Воображаю себе, как нахохочутся наши художники над понятиями Незнакомца об искусстве! И тут же его обвинение Крамского в художественном притворстве и умышленном самоискажении, все в угоду напускному реализму — что это за печальная карикатура на Крамского, что это за бестолковые выдумки на художника серьезного, правдивого и глубокого!
Да, невежество и легкомыслие — большой порок, особливо в соединении с „полезным“ ретроградством.
Охота, право, была г. „Большому художнику“ добиваться, в разных письмах, от г. Суворина его „впечатлений“. Нечего сказать, стоило труда!
„И вот чем (повторяя слова „Гражданина“, только скажу, написанные там про художников), вот чем занимаются и в какую сторону идут бедные наши фельетонисты о выставке, думая, что это очень глубоко, умно и что так надо“. Но публика и художники мало обращают внимания на жалкий вой и писк людей несмыслящих или недобросовестных, и продолжают свое дело. Наши художники пишут талантливые, интересные по задаче, своеобразные картины, публика их любит и ценит.

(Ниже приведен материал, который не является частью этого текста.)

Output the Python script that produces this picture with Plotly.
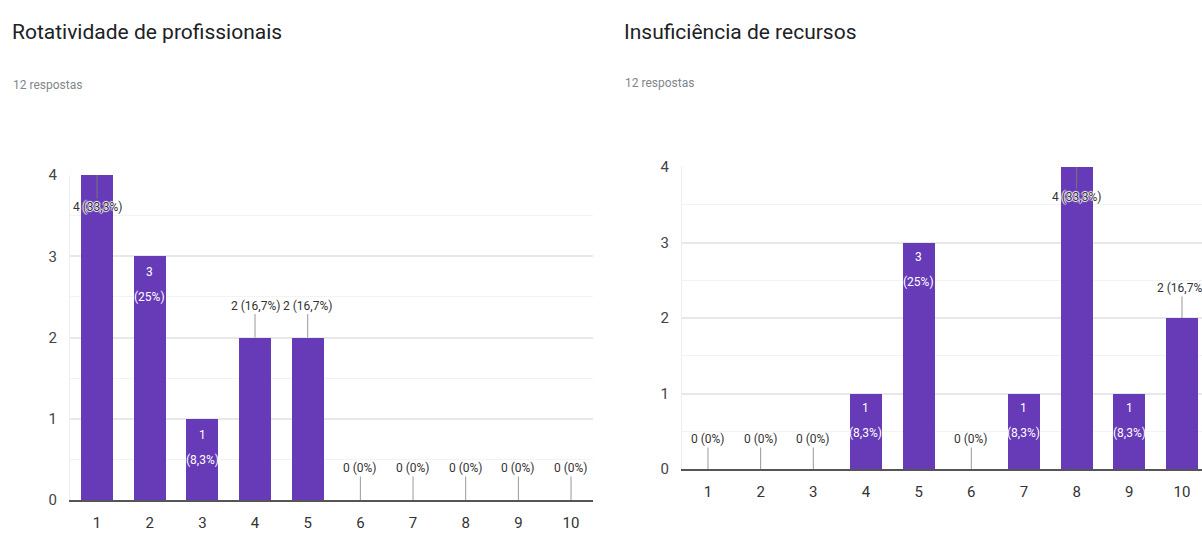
import plotly.graph_objects as go

# Survey answers on a 1-10 scale, two questions, 12 responses each
scale = [1, 2, 3, 4, 5, 6, 7, 8, 9, 10]
rotatividade = [4, 3, 1, 2, 2, 0, 0, 0, 0, 0]
insuficiencia = [0, 0, 0, 1, 3, 0, 1, 4, 1, 2]
titles = ["Rotatividade de profissionais", "Insuficiência de recursos"]
subtitle = "12 respostas"
total = 12

PURPLE = "#673ab7"
FONT = "Roboto, Arial, sans-serif"
TEXT = "#333333"
HALO = ("1px 0px 1px #fff, -1px 0px 1px #fff, 0px 1px 1px #fff, "
        "0px -1px 1px #fff")
W, H = 1202, 534


def pct(v):
    p = round(100 * v / total, 1)
    s = f"{p:.1f}".rstrip("0").rstrip(".")
    return s.replace(".", ",") + "%"


fig = go.Figure()

panels = [
    dict(vals=rotatividade, xa="x", ya="y", xdom=[70 / W, 593 / W],
         ydom=[34 / H, 359 / H], xr=[0.487, 10.417], tx=10, ttl_y=32, sub_y=85,
         in1=16, in2=41, lead=32),
    dict(vals=insuficiencia, xa="x2", ya="y2", xdom=[682 / W, 1.0],
         ydom=[65 / H, 367 / H], xr=[0.507, 10.38], tx=622, ttl_y=32, sub_y=83,
         in1=14, in2=39, lead=30),
]

annotations = []
for i, p in enumerate(panels):
    vals = p["vals"]
    peak = max(vals)
    fig.add_trace(go.Bar(
        x=scale, y=vals, width=0.61, marker=dict(color=PURPLE, line=dict(width=0)),
        xaxis=p["xa"], yaxis=p["ya"], showlegend=False, hoverinfo="skip",
    ))
    for x, v in zip(scale, vals):
        label = f"{v} ({pct(v)})"
        if v in (1, 3):
            # label fits inside the bar on two lines
            for txt, shift in ((str(v), p["in1"]), (f"({pct(v)})", p["in2"])):
                annotations.append(dict(
                    x=x, y=v, xref=p["xa"], yref=p["ya"], text=txt,
                    showarrow=False, yanchor="middle", yshift=-shift,
                    font=dict(family=FONT, size=12, color="white"),
                ))
        elif v == peak and v > 0:
            # tallest bar: label drops into the bar on a leader line
            annotations.append(dict(
                x=x, y=v, xref=p["xa"], yref=p["ya"], text=label,
                showarrow=True, arrowhead=0, arrowwidth=1, arrowcolor="#777",
                ax=0, ay=p["lead"], standoff=0,
                font=dict(family=FONT, size=12, color=TEXT, shadow=HALO),
            ))
        else:
            # short bars and empty categories: label above on a leader line
            annotations.append(dict(
                x=x, y=v, xref=p["xa"], yref=p["ya"], text=label,
                showarrow=True, arrowhead=0, arrowwidth=1, arrowcolor="#999",
                ax=0, ay=-p["lead"], standoff=0,
                font=dict(family=FONT, size=12, color=TEXT),
            ))

    annotations.append(dict(
        x=p["tx"] / W, y=1 - p["ttl_y"] / H, xref="paper", yref="paper",
        text=titles[i], showarrow=False, xanchor="left", yanchor="middle",
        font=dict(family=FONT, size=21, color="#202124"),
    ))
    annotations.append(dict(
        x=(p["tx"] + 1) / W, y=1 - p["sub_y"] / H, xref="paper", yref="paper",
        text=subtitle, showarrow=False, xanchor="left", yanchor="middle",
        font=dict(family=FONT, size=12, color="#80868b"),
    ))

    xkey = "xaxis" if i == 0 else "xaxis2"
    ykey = "yaxis" if i == 0 else "yaxis2"
    fig.update_layout({
        xkey: dict(
            domain=p["xdom"], range=p["xr"], anchor=p["ya"], automargin=False,
            tickvals=scale, ticktext=[str(s) for s in scale],
            showgrid=False, zeroline=False, showline=True,
            linecolor="#555", linewidth=2, ticks="", ticklabelstandoff=8,
            tickfont=dict(family=FONT, size=15, color="#333"),
        ),
        ykey: dict(
            domain=p["ydom"], range=[0, 4], anchor=p["xa"], automargin=False,
            tickvals=[0, 1, 2, 3, 4], showgrid=True, gridcolor="#e8e8e8",
            gridwidth=1.5, zeroline=False, showline=True, linecolor="#eeeeee",
            linewidth=1, ticks="", ticklabelstandoff=9,
            tickfont=dict(family=FONT, size=15, color="#444"),
            minor=dict(dtick=0.5, showgrid=True, gridcolor="#f3f3f3", gridwidth=1),
        ),
    })

fig.update_layout(
    width=W, height=H, margin=dict(l=0, r=0, t=0, b=0, autoexpand=False),
    paper_bgcolor="white", plot_bgcolor="white", bargap=0,
    annotations=annotations,
)

fig.write_html("out.html")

Если бы наши писатели о художествах были добросовестны и понимали что-нибудь, то раньше, чем злобно нападать на то и на это, они должны были бы порадоваться тому, что и в нынешнем году появилось на передвижной выставке несколько новых талантливых художников, а прежние тоже не стоят на одном месге и пробуют свои силы в новых для себя областях живописи. Но куда им, этим прекрасным писателям! Им бы только как бы доказать, что наше искусство ничего не стоит, что наши художники никуда не годятся или, по крайней мере, что на выставке „нет ничего выдающегося, ни одной картины, которая приковывала бы исключительное внимание“ (Незнакомец).
Между новыми талантливыми живописцами я укажу на г. Лебедева, московского молодого художника. Он выставил „Боярскую свадьбу“, картинку небольшую по размерам, но много обещающую за своего автора. Можно и должно, конечно, протестовать против излишней яркости некоторых мест картины, против слишком большой колоритности иных пятен на ней (особливо в самом центре картины), но это недостаток, от которого молодой художник скоро, по всей вероятности, избавится, благодаря собственной наблюдательности и советам товарищей. Но посмотрите, какая разница между этой „свадьбой“ и „свадьбой“ К. Маковского. В этой последней все один расчет на внешность и эффект, отсутствие характеров, типов, банальная прилизанность лиц. В картине г. Лебедева на первом месте типы и характеры, превосходно понятые и выраженные. Картина представляет свадебную процессию. Молодых ведут в брачную опочивальню; нарядная, бойкая, молодая сваха встречает их у дверей их будущего покоя и, улыбаясь свежим, полным своим лицом и отбросив направо и налево, по рукам, богатую свою лисью шубу, собирается осыпать молодых хмелем с блюд. Дружки, тоже в богатых с жемчугом костюмах XVII века, выходят навстречу молодым, веселые, оживленные, один с образом, другой с житом, которым их тоже будут сейчас осыпать. Один старик-отец ведет вперед жениха, в голубом шелковом кафтане, с серьгами в ушах: это еще совсем молодой мальчик, который с удивлением, кажется, ждет, что дальше еще будет во всей этой церемонии; другой старик-отец ведет невесту, тоже совсем почти еще ребенка, но уже всю скутанную парчой сарафана, газом фаты, словно затворницу восточного гарема. Кругом родные, знакомые, одни обнимаются, другие с умилением смотрят на домашнее торжество; пожилая мать невестина, осанистая матрона, строго и серьезно глядит, все ли по чину и как должно идет. Группы расположены мастерски, вполне просто и правдиво, вся картина полна таланта и живописности. Г-н Лебедев вступает этой картиной на тот самый путь правдивой историчности, по которому шел Шварц. Но правдивость ненавистна нашим художественным фельетонистам, и писатель „С.-Петербургских ведомостей“ поспешил заявить, что у нас „бояры все пишутся с дворников, водовозов и банщиков, притом самых тупорылых и мясистых, а в настоящей картине типы невозможны, безобразны до крайности, на них противно глядеть“. В „Новом времени“ объявлено, с примерною близорукостью, что картина г. Лебедева „только и любопытна отделкою костюмов“.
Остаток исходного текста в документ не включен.